Uma dívida grande e feia

A dívida americana tem seguido uma trajetória insustentável. A nova “Big, Beautiful Bill” de Trump é só mais uma agravante.

Como aqui escrevi na edição anterior, Elon Musk deixou o DOGE e os resultados não foram nada menos que desapontantes. Mas a culpa não pode morrer solteira. O departamento que ficou à responsabilidade de Musk cometeu, é certo, vários erros. Não atacou setores fundamentais que consomem uma larga porção do orçamento – como a Medicare, a Medicaid ou o Departamento de Defesa, por exemplo – e, também por isso, fracassou.

Agora, independentemente de a agência ter demonstrado algumas ineficiências que a impediram de chegar sequer perto dos objetivos a que inicialmente se propôs, Donald Trump foi, certamente, um entrave à redução da despesa e da dívida pública. A última «Big, Beautiful Bill» (Projeto de lei grande e belo, em português) que foi aprovada pelo Congresso, é um exemplo paradigmático do despesismo que Trump outrora criticou, e bem, em Biden.

De acordo com o Congressional Budget Office, este pacote legislativo fará aumentar a dívida em «cerca de 3 biliões, ou sensivelmente 5 biliões caso se torne permanente», vai aumentar o «défice para 7% do Produto Interno Bruto (PIB) até 2026», aumentará os juros da dívida entre 2024 e 2034 «para 1,8 biliões (4,2% do PIB)», aumentará a dívida de «100% do PIB hoje para 124% até 2034, 129%  do PIB caso se torne permanente, e 133% do PIB caso as taxas de juro se mantiverem altas». De forma curta, trata-se de um absurdo. Para além disso, deixa clara a razão pela qual Elon Musk se afastou, criticando duramente os republicanos que votaram a favor do projeto de lei com a plena consciência de que é altamente prejudicial para a saúde financeira do país. O empresário chegou a apelidar o pacote legislativo de «Debt Slavery Bill».

Mas o fenómeno não é exclusivo a Trump, que está apenas a seguir uma tendência. Existe um gráfico, que mostra a evolução da dívida americana desde o final do século XVIII, particularmente alarmante. Foram precisos 221 anos para que a dívida atingisse os 12 biliões de dólares, sendo que o aumento significativo rumo a esse valor dá-se principalmente a partir da década de 1980. Para se entender a dimensão do endividamento tresloucado dos últimos anos, o valor acrescentado à dívida nos últimos 6 anos foi de 13,5 biliões. Em 2019 estava nos 22,7 biliões de dólares, em 2024 ficou nos 35,5 biliões e, em abril deste ano, fixou-se nos 36,2 biliões. É certo que houve uma pandemia entretanto, mas não justifica este aumento substancial. Agora, só a «Big, Beautiful Bill» será responsável por um aumento de 3 a 5 biliões.

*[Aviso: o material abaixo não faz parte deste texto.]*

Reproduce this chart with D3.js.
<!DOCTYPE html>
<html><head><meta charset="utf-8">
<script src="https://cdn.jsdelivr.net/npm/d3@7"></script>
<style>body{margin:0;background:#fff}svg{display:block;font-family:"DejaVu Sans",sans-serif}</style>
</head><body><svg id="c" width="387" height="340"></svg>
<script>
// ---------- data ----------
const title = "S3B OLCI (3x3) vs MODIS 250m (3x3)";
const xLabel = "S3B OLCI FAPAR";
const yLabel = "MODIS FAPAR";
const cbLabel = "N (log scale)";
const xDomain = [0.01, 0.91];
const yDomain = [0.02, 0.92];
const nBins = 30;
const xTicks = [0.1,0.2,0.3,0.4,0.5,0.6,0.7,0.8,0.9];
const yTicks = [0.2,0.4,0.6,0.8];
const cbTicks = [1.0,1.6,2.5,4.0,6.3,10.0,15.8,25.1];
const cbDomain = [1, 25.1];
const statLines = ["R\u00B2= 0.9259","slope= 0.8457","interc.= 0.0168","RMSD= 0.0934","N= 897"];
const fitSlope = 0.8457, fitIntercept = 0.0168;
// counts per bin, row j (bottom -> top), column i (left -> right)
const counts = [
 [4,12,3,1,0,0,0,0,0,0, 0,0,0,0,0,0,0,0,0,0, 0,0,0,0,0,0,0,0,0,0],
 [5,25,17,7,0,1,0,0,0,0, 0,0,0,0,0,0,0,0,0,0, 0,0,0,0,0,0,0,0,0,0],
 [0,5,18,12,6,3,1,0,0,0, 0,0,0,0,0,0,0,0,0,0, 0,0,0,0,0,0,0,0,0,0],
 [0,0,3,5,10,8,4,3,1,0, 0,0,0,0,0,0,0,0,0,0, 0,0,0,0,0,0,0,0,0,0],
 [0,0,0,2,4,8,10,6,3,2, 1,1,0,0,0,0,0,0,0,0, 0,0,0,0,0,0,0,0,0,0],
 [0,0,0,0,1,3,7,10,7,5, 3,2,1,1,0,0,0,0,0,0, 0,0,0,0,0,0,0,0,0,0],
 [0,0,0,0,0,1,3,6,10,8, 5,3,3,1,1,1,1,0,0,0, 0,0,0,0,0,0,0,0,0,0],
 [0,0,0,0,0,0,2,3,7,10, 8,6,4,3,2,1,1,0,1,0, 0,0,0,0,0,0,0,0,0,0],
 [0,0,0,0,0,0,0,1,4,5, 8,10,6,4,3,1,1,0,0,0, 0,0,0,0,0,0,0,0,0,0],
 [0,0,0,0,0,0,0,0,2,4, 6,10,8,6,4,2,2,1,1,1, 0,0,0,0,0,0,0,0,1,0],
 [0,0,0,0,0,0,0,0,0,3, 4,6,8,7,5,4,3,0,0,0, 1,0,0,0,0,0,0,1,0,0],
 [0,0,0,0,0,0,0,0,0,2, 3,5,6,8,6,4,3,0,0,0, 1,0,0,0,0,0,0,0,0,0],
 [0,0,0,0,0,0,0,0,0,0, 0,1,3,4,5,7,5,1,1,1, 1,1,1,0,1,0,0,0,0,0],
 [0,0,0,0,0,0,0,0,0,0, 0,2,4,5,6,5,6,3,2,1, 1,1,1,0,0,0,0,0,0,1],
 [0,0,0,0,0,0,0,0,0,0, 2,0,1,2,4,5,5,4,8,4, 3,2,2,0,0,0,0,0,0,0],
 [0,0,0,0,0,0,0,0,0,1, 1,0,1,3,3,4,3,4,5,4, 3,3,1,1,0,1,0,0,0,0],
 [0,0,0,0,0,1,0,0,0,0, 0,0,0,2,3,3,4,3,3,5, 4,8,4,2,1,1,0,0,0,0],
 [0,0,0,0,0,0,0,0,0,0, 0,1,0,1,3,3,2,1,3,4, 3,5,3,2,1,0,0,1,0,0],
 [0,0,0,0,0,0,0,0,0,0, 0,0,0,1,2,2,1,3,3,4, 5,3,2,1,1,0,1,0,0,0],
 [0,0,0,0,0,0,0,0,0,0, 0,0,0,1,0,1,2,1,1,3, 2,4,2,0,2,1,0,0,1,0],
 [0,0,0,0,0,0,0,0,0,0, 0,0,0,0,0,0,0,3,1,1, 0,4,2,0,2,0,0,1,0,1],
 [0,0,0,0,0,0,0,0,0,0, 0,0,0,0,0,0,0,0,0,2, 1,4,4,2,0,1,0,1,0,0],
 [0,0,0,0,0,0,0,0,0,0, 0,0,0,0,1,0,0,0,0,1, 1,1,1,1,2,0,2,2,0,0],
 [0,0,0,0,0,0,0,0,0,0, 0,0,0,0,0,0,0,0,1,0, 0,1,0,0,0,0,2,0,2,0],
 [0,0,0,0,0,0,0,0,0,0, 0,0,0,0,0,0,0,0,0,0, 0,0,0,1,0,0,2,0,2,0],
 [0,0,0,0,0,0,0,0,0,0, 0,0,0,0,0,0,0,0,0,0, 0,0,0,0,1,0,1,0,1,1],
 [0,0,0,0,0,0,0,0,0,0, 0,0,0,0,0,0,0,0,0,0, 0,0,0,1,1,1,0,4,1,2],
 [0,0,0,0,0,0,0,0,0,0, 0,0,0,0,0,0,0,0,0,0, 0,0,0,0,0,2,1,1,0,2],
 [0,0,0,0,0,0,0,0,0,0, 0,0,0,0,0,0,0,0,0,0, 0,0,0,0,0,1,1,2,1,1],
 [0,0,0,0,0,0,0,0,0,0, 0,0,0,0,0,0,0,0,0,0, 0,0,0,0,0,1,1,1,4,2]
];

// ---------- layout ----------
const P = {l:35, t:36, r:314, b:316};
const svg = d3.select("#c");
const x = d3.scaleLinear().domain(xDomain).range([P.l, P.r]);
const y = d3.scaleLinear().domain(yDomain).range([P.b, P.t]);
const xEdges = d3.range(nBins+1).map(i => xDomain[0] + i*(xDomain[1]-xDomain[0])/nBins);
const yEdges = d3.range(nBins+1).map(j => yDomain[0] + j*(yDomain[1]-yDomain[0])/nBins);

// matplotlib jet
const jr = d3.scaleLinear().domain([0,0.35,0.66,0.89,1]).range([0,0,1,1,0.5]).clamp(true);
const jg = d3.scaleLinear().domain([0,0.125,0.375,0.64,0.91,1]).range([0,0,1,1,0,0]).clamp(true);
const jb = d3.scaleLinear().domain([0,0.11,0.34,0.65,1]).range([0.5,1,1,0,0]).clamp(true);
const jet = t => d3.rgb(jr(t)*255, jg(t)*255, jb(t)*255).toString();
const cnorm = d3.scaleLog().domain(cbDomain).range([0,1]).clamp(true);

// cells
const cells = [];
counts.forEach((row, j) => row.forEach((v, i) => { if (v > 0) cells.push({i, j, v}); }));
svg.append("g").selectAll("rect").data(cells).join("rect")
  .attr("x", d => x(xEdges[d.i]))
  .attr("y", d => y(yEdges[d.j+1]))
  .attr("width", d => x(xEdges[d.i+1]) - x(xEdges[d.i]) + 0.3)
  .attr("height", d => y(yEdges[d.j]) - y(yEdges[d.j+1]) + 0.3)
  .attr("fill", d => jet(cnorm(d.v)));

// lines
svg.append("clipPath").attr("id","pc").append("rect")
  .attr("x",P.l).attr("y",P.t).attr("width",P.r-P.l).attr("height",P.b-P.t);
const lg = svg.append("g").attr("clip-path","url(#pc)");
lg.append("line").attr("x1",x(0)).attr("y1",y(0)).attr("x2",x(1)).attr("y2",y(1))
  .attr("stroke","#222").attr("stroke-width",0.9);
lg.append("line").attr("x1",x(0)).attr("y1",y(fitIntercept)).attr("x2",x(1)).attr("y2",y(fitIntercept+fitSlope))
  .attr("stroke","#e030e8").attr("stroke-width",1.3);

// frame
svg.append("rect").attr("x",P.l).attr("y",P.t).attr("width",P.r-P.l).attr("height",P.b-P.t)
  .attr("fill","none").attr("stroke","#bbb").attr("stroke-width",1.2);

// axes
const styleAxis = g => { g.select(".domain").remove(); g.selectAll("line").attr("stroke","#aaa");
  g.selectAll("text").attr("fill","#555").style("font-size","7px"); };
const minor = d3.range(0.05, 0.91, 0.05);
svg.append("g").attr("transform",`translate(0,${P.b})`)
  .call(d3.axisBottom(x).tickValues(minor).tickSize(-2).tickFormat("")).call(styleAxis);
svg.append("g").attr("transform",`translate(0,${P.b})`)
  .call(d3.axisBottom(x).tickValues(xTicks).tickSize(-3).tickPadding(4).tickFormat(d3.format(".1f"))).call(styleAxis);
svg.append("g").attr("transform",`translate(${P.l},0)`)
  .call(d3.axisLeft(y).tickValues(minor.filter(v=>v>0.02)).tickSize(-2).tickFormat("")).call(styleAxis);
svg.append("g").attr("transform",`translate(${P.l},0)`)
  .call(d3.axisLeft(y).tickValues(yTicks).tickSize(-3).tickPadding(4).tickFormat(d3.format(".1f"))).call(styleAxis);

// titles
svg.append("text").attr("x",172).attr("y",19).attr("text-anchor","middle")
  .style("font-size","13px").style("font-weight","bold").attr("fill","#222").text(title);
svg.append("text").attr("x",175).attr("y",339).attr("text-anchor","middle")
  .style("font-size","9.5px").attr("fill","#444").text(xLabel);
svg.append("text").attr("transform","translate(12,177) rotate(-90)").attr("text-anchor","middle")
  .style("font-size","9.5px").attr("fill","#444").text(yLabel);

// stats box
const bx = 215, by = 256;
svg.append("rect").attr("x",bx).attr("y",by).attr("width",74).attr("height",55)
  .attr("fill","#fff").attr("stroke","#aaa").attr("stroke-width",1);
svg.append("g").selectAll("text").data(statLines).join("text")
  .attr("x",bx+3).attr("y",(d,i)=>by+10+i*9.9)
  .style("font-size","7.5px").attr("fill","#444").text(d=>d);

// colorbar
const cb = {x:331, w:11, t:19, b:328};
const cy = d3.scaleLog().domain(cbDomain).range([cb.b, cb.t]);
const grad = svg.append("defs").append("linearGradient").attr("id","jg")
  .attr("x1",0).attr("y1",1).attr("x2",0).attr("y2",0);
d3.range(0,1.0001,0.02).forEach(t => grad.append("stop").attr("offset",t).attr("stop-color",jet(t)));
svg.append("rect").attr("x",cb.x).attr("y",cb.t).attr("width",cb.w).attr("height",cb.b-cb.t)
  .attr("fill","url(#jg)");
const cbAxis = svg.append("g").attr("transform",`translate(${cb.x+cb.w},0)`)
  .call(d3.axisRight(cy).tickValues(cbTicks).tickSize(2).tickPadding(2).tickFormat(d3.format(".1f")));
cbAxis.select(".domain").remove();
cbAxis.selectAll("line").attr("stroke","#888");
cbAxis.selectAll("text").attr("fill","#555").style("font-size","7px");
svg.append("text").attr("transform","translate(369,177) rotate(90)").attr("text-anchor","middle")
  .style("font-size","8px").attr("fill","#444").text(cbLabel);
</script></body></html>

Mas há mais. Os juros da dívida já ultrapassaram a marca de 1 bilião de dólares, de acordo com a FRED, ou seja, cerca de 20 % das receitas totais do Estado projetadas para o ano fiscal de 2025, ultrapassando já os gastos em defesa.

Perante este cenário, vejamos o que a história tem para nos ensinar. Segundo a Lei de Ferguson, teorizada pelo historiador escocês Niall Ferguson, «qualquer grande potência que gaste mais com o serviço da dívida do que com a defesa corre o risco de deixar de ser uma grande potência». Os EUA já começaram a violá-la e, se a ordem internacional atravessa um período complexo em que a hegemonia americana é ameaçada em várias frentes, esta situação fiscal só agudiza um problema que deveria alarmar qualquer policymaker americano, republicano ou democrata.

Assim, não há dúvidas de que o projeto de lei é grande e ambicioso, com reduções de impostos significativas. O problema é que aumenta uma dívida que se torna cada vez mais feia.